Although SAP requires a large number of basic classifiers, it is different from ensemble learning. The ensemble classification method needs to run multiple classifiers simultaneously to classify the test samples, which makes their work comparatively slower. It is the same for all test samples. SAP selects the classifier most suitable to classify a given test sample from the given basic classifiers. This is more consistent with human cognition laws. In experiments, SAP’s effectiveness in emotion recognition was shown to be significantly better than that of any candidate classifier, and the same was nearly true for the recognition effect of the ensemble of these candidate classifiers. Secondly, SAP is different from the traditional model selection method. Model selection involves selecting a suitable model by testing on the training data, and then this model is used to classify all test samples. In the process of classification, this model is unchanged. SAP changes dynamically according to the test sample, and therefore has a personalized classification ability.

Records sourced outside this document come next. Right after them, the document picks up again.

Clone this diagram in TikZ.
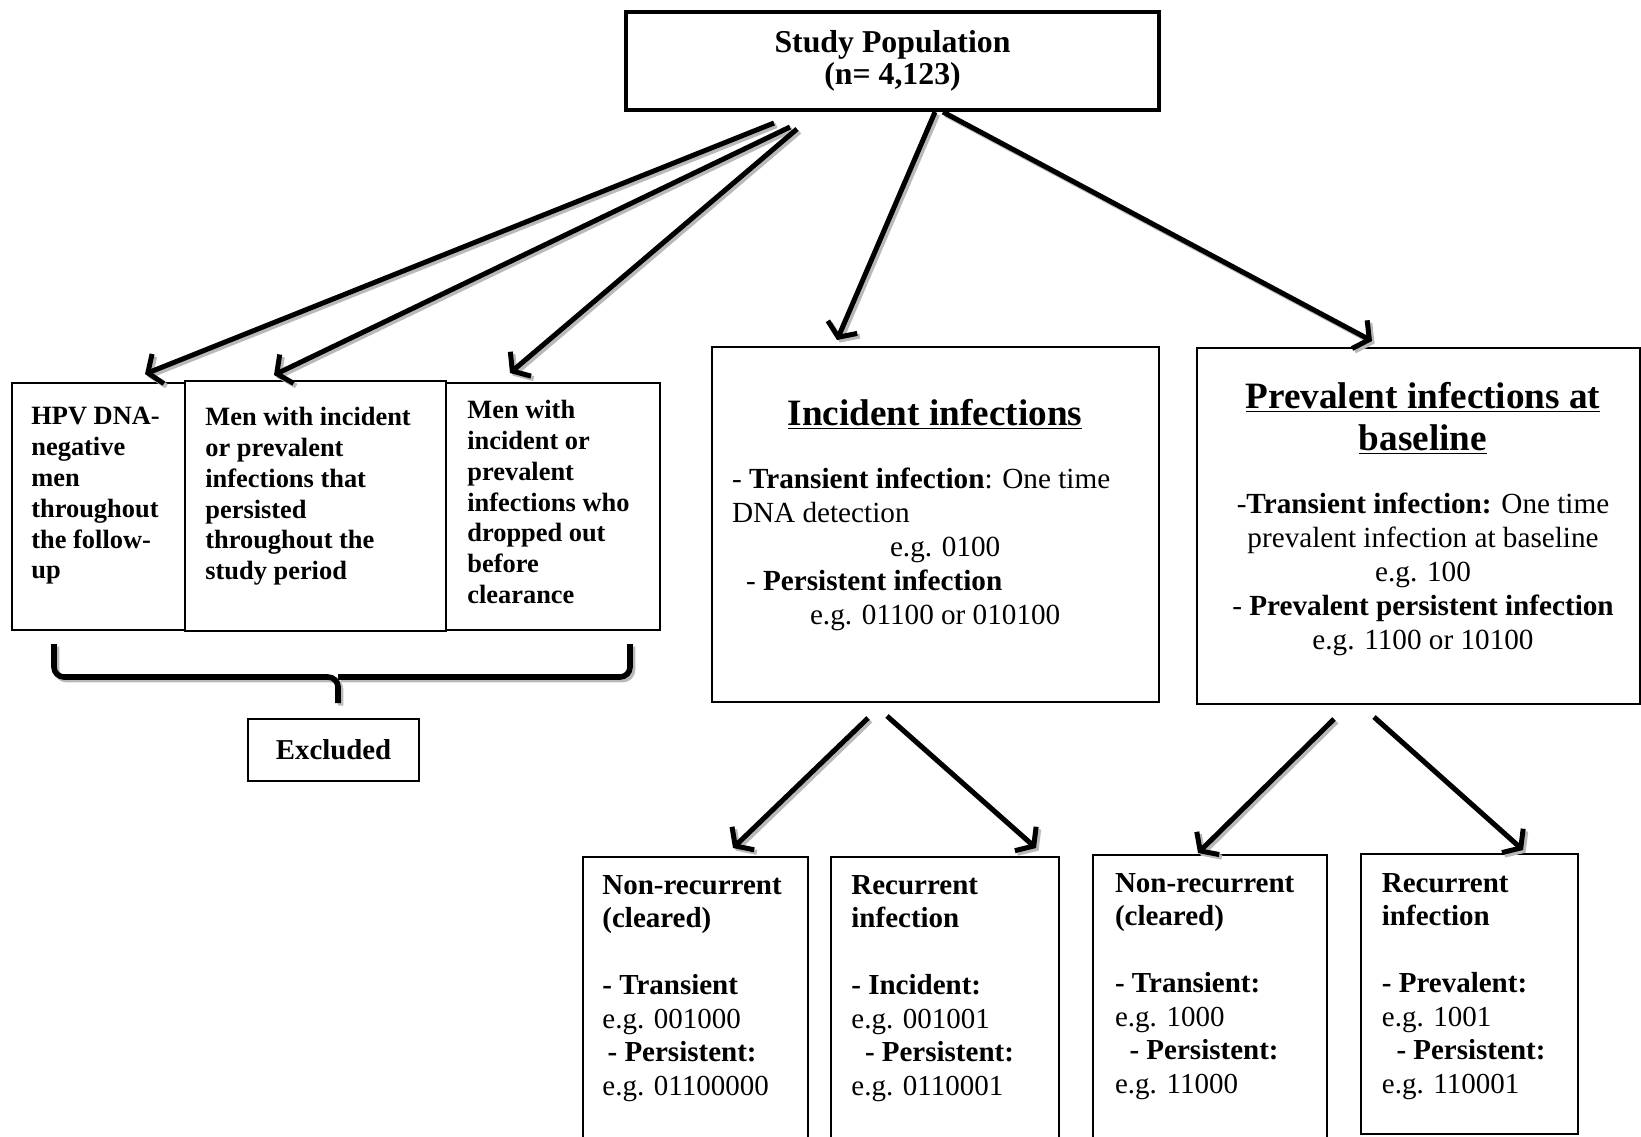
\documentclass[tikz,border=0pt]{standalone}
\usepackage{fontspec}
\setmainfont{Liberation Serif}
\usetikzlibrary{arrows.meta,positioning,calc}

\tikzset{
  box/.style={draw, line width=1pt, anchor=north west, inner sep=0pt},
  smalltext/.style={anchor=north west, inner sep=0pt, align=left,
    font=\fontsize{13.2pt}{15.4pt}\selectfont\bfseries},
  bottext/.style={anchor=north west, inner sep=0pt, align=left,
    font=\fontsize{14.5pt}{16.75pt}\selectfont\bfseries},
  bodytext/.style={inner sep=0pt, font=\fontsize{14.6pt}{16.9pt}\selectfont},
  titletext/.style={inner sep=0pt, font=\fontsize{18.6pt}{21pt}\selectfont\bfseries},
  arr/.style={line width=2.5pt, -{Straight Barb[length=5.5pt,width=16pt]}},
  shade/.style={draw=gray!55, transform canvas={shift={(1.3pt,-1.3pt)}}},
  brace/.style={line width=2.8pt, rounded corners=5pt}
}

\begin{document}
\begin{tikzpicture}[x=0.5pt, y=-0.5pt]
\useasboundingbox (0,0) rectangle (1641,1136);
\clip (0,0) rectangle (1641,1136);

% top box
\node[draw, line width=2pt, minimum width=266.5pt, minimum height=48.75pt, align=center,
  font=\fontsize{15.9pt}{16.2pt}\selectfont\bfseries] (study) at (892.5,61) {Study Population\\(n= 4,123)};

% excluded groups
\node[box, minimum width=86.75pt, minimum height=123.5pt] (excl1) at (10.5,382) {};
\node[smalltext, below right=12.5pt and 10.25pt of excl1.north west] (excl1txt) {HPV DNA-\\negative\\men\\throughout\\the follow-\\up};
\node[box, minimum width=130.5pt, minimum height=125pt] (excl2) at (184,380) {};
\node[smalltext, below right=13.5pt and 10.5pt of excl2.north west] (excl2txt) {Men with incident\\or prevalent\\infections that\\persisted\\throughout the\\study period};
\node[box, minimum width=107pt, minimum height=123.5pt] (excl3) at (445,382) {};
\node[smalltext, below right=9pt and 11pt of excl3.north west] (excl3txt) {Men with\\incident or\\prevalent\\infections who\\dropped out\\before\\clearance};

\draw[brace, shade] (54,644) |- (338,677) -- (338,703);
\draw[brace, shade] (630,644) |- (338,677);
\draw[brace] (54,644) |- (338,677) -- (338,703);
\draw[brace] (630,644) |- (338,677);
\node[draw, line width=1pt, minimum width=85.5pt, minimum height=31pt,
  font=\fontsize{14.4pt}{16pt}\selectfont\bfseries] (excl) at (333.5,750) {Excluded};

% incident
\node[box, minimum width=223.5pt, minimum height=177.5pt] (inc) at (711,346) {};
\node[titletext, anchor=base] (inctitle) at (935,425) {\underline{Incident infections}};
\node[bodytext, anchor=north west, align=left, below right=61pt and 10.3pt of inc.north west] (incbody)
  {- \textbf{Transient infection}: One time\\DNA detection\\\hspace*{79pt}e.g. 0100\\\hspace*{7pt}- \textbf{Persistent infection}\\\hspace*{39pt}e.g. 01100 or 010100};

% prevalent
\node[box, minimum width=221.5pt, minimum height=178pt] (prev) at (1196,347) {};
\node[titletext, anchor=north, align=center] (prevtitle) at (1423,382) {\underline{Prevalent infections at}\\\underline{baseline}};
\node[bodytext, anchor=north, align=center] (prevbody) at (1423,493)
  {-\textbf{Transient infection:} One time\\prevalent infection at baseline\\e.g. 100\\- \textbf{Prevalent persistent infection}\\e.g. 1100 or 10100};

% outcomes
\node[box, minimum width=112.5pt, minimum height=147pt] (b1) at (582,856) {};
\node[bottext, below right=9.5pt and 10pt of b1.north west] (b1txt)
  {Non-recurrent\\(cleared)\\[16.75pt]- Transient\\\textmd{e.g. 001000}\\\hspace*{2.6pt}- Persistent:\\\textmd{e.g. 01100000}};
\node[box, minimum width=114pt, minimum height=147pt] (b2) at (830,856) {};
\node[bottext, below right=9.5pt and 10.5pt of b2.north west] (b2txt)
  {Recurrent\\infection\\[16.75pt]- Incident:\\\textmd{e.g. 001001}\\\hspace*{6.8pt}- Persistent:\\\textmd{e.g. 0110001}};
\node[box, minimum width=117pt, minimum height=148pt] (b3) at (1092,854) {};
\node[bottext, below right=9.5pt and 11.3pt of b3.north west] (b3txt)
  {Non-recurrent\\(cleared)\\[16.75pt]- Transient:\\\textmd{e.g. 1000}\\\hspace*{7.3pt}- Persistent:\\\textmd{e.g. 11000}};
\node[box, minimum width=108.5pt, minimum height=140pt] (b4) at (1360,853) {};
\node[bottext, below right=10pt and 10.75pt of b4.north west] (b4txt)
  {Recurrent\\infection\\[16.75pt]- Prevalent:\\\textmd{e.g. 1001}\\\hspace*{7.3pt}- Persistent:\\\textmd{e.g. 110001}};

% arrow ends
\coordinate (s1) at (774,123);  \coordinate (e1) at (145,374);
\coordinate (s2) at (790,127);  \coordinate (e2) at (274,375);
\coordinate (s3) at (797,129);  \coordinate (e3) at (510,373);
\coordinate (s4) at (935,112);  \coordinate (e4) at (837,340);
\coordinate (s5) at (943,112);  \coordinate (e5) at (1372,341);
\coordinate (s6) at (868,718);  \coordinate (e6) at (733,848);
\coordinate (s7) at (887,716);  \coordinate (e7) at (1036,848);
\coordinate (s8) at (1334,719); \coordinate (e8) at (1198,853);
\coordinate (s9) at (1374,717); \coordinate (e9) at (1523,850);

\foreach \i in {1,...,9}
  \draw[arr, shade] (s\i) -- (e\i);
\foreach \i in {1,...,9}
  \draw[arr] (s\i) -- (e\i);
\end{tikzpicture}
\end{document}
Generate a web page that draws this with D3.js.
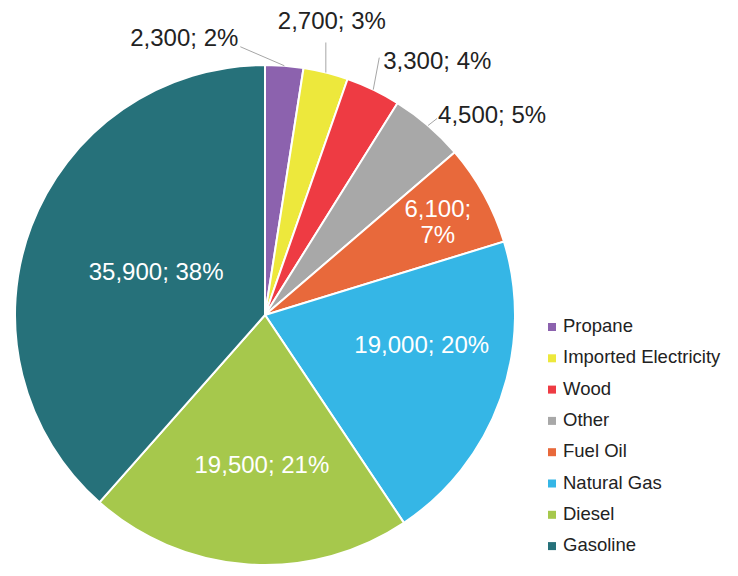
<!DOCTYPE html>
<html>
<head>
<meta charset="utf-8">
<script src="https://cdn.jsdelivr.net/npm/d3@7"></script>
<style>
  body { margin: 0; background: #fff; }
  text { font-family: "Liberation Sans", Arial, sans-serif; }
</style>
</head>
<body>
<script>
// data
var categories = ["Propane", "Imported Electricity", "Wood", "Other", "Fuel Oil", "Natural Gas", "Diesel", "Gasoline"];
var values = [2300, 2700, 3300, 4500, 6100, 19000, 19500, 35900];
var percents = [2, 3, 4, 5, 7, 20, 21, 38];
var colors = ["#8c62ae", "#ede83c", "#ee3b43", "#a8a8a8", "#e8693b", "#35b6e6", "#a6c84c", "#26717a"];

var width = 738, height = 576;
var cx = 265, cy = 315, radius = 250;

var svg = d3.select("body").append("svg")
    .attr("width", width)
    .attr("height", height);

var g = svg.append("g")
    .attr("transform", "translate(" + cx + "," + cy + ")");

var pie = d3.pie().sort(null).value(function(d) { return d; });
var arcs = pie(values);

var arc = d3.arc().innerRadius(0).outerRadius(radius);

g.selectAll(".slice")
  .data(arcs)
  .enter().append("path")
  .attr("class", "slice")
  .attr("d", arc)
  .attr("fill", function(d, i) { return colors[i]; })
  .attr("stroke", "#fff")
  .attr("stroke-width", 2);

var fmt = d3.format(",");
function labelText(i) { return fmt(values[i]) + "; " + percents[i] + "%"; }

// label placement: outside labels get a leader line from the rim
// inside: [radius fraction, dx, dy]
var inside = { 4: [0.78, 2, 12], 5: [0.64, 6, -24], 6: [0.6, 7, 0], 7: [0.47, 1, -1] };
// outside: leader end offset from rim point, text offset from rim point, anchor
var outside = {
  0: { lx: -44, ly: -19, tx: -46, ty: -20, anchor: "end" },
  1: { lx: 0, ly: -30, tx: 6, ty: -44, anchor: "middle" },
  2: { lx: 6, ly: -32, tx: 10, ty: -21, anchor: "start" },
  3: { lx: 9, ly: -7, tx: 10, ty: -3, anchor: "start" }
};

function rimPoint(d, r) {
  var a = (d.startAngle + d.endAngle) / 2;
  return [r * Math.sin(a), -r * Math.cos(a)];
}

arcs.forEach(function(d, i) {
  if (outside[i]) {
    var o = outside[i];
    var p = rimPoint(d, radius);
    g.append("line")
      .attr("x1", p[0]).attr("y1", p[1])
      .attr("x2", p[0] + o.lx).attr("y2", p[1] + o.ly)
      .attr("stroke", "#a6a6a6")
      .attr("stroke-width", 1);
    g.append("text")
      .attr("x", p[0] + o.tx)
      .attr("y", p[1] + o.ty)
      .attr("text-anchor", o.anchor)
      .attr("font-size", "24px")
      .attr("fill", "#222")
      .text(labelText(i));
  } else {
    var s = inside[i];
    var c = d3.arc().innerRadius(radius * s[0]).outerRadius(radius * s[0]).centroid(d);
    var t = g.append("text")
      .attr("text-anchor", "middle")
      .attr("font-size", "24px")
      .attr("fill", "#fff");
    if (i === 4) {
      t.append("tspan").attr("x", c[0] + s[1]).attr("y", c[1] + s[2] - 16).text(fmt(values[i]) + ";");
      t.append("tspan").attr("x", c[0] + s[1]).attr("y", c[1] + s[2] + 10).text(percents[i] + "%");
    } else {
      t.attr("x", c[0] + s[1]).attr("y", c[1] + s[2] + 8).text(labelText(i));
    }
  }
});

// legend
var legend = svg.append("g")
    .attr("transform", "translate(548,320)");

var rows = legend.selectAll(".row")
  .data(categories)
  .enter().append("g")
  .attr("class", "row")
  .attr("transform", function(d, i) { return "translate(0," + (i * 31.3) + ")"; });

rows.append("rect")
  .attr("x", 0).attr("y", 3)
  .attr("width", 8).attr("height", 8)
  .attr("fill", function(d, i) { return colors[i]; });

rows.append("text")
  .attr("x", 15)
  .attr("y", 12)
  .attr("font-size", "18.5px")
  .attr("fill", "#222")
  .text(function(d) { return d; });
</script>
</body>
</html>
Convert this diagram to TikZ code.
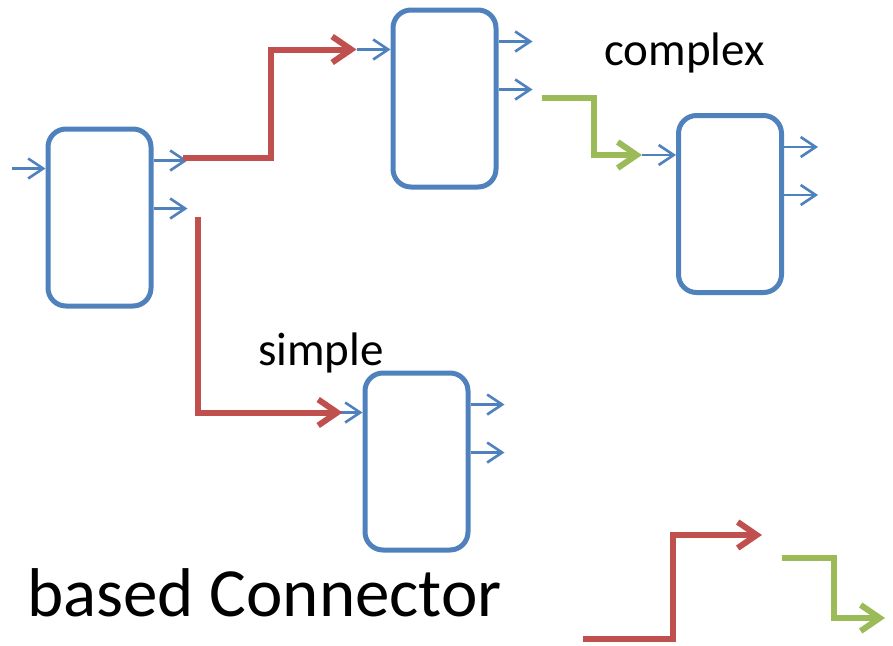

The key technique of SAP is that it requires a method to select a suitable classifier for any given test sample. This classifier is critical for ensuring the accuracy of SAP. At present, a linear classifier is selected. In the future, we will choose a more suitable classifier to finish this task, and nonlinear classifiers may be considered. Secondly, SAP depends on a large number of candidate classifiers being available. The more candidate classifiers available, the more suitable a classifier can be selected for the given test samples, thus leading to greater classification accuracy. In the future, more candidate classifiers will be considered, and these candidate classifiers should be diverse. Finally, the advantage of SAP is that it makes full use of global information, but the disadvantage is that it fails to utilize local information. In the future, we will consider both global and local information simultaneously so as to select a more accurate classifier to classify a given test sample. Therefore, the accuracy of SAP can be further improved.